As a case in point, I know where my grandparents and my parents are buried. However, I seldom visit their graves. When I do it is to pay my respects – a side effect of the quasi-shrine ritual we all are accustomed to. In the case of my grandparents, while I knew all four of them when I was young, I really didn’t know them well. The thing is, there is nothing I can do now – including visiting their gravesites – that will help me know them better. So why visit their gravesites? Except for showing my progeny where their headstones are located, I have no other reason. My respects have all been paid.

As for my parents, I naturally knew them pretty well. They played a big role in my life, especially when I was growing up. Still, I don’t have a need to visit their gravesite. I think the reason is because throughout my adult life I have treated them well while they were alive. Frankly, now that they are dead I don’t think they have a care in the world. I certainly hope not. Obviously, I’m not religious, nor even very spiritual. I am perhaps a bit cynical, for when I see a person take flowers to a gravesite, I can’t help but wonder if they are doing so to honor the buried, or perhaps just trying to make amends.
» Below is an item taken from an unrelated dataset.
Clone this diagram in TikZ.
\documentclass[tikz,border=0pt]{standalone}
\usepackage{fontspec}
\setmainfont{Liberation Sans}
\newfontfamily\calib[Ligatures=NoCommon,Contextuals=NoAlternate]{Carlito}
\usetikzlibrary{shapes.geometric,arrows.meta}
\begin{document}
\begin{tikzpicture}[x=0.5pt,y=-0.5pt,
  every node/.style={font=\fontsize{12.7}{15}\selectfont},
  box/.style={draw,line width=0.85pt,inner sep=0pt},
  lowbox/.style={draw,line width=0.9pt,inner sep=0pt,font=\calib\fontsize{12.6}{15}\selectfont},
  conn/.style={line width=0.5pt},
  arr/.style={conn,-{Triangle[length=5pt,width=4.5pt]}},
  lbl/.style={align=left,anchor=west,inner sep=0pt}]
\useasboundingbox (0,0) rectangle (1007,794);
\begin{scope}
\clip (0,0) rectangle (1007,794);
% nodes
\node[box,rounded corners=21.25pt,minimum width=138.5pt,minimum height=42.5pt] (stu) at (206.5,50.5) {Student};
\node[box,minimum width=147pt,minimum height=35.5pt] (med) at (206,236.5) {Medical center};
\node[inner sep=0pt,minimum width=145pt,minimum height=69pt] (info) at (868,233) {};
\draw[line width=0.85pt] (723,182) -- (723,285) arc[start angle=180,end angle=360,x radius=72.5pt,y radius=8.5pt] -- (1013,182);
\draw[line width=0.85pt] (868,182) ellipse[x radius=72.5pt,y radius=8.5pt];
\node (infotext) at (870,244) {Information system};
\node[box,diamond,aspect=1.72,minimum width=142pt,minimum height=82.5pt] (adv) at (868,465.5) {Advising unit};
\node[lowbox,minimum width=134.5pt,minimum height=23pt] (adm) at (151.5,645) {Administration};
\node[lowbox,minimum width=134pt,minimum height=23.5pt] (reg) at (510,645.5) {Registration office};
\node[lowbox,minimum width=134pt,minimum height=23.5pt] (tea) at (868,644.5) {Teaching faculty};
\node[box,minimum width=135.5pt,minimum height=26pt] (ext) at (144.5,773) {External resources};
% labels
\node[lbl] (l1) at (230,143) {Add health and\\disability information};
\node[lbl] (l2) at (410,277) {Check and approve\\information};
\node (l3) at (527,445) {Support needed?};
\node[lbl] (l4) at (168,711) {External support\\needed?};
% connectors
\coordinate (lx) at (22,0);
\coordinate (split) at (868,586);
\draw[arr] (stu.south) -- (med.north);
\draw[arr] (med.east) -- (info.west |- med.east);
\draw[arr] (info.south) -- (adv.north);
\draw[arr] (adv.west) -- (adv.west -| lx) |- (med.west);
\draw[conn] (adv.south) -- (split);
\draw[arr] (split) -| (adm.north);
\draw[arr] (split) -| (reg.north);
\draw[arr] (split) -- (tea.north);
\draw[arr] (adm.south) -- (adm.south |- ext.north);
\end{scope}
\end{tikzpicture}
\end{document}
I’d like to have my ashes scattered in either Charlotte Harbor (FL) or the Gulf of Mexico. Years ago, I travelled to Australia for a month (a bucket list adventure) and thought I would like to have my ashes scattered over the Great Barrier Reef. Since then, however, I’ve come to visit Charlotte Harbor often and have gotten to know the Gulf of Mexico. I think either one of these would be fine. And if my body is lost at sea, then I’ll end up in the water anyway. As I understand it, isn’t that where we all came from?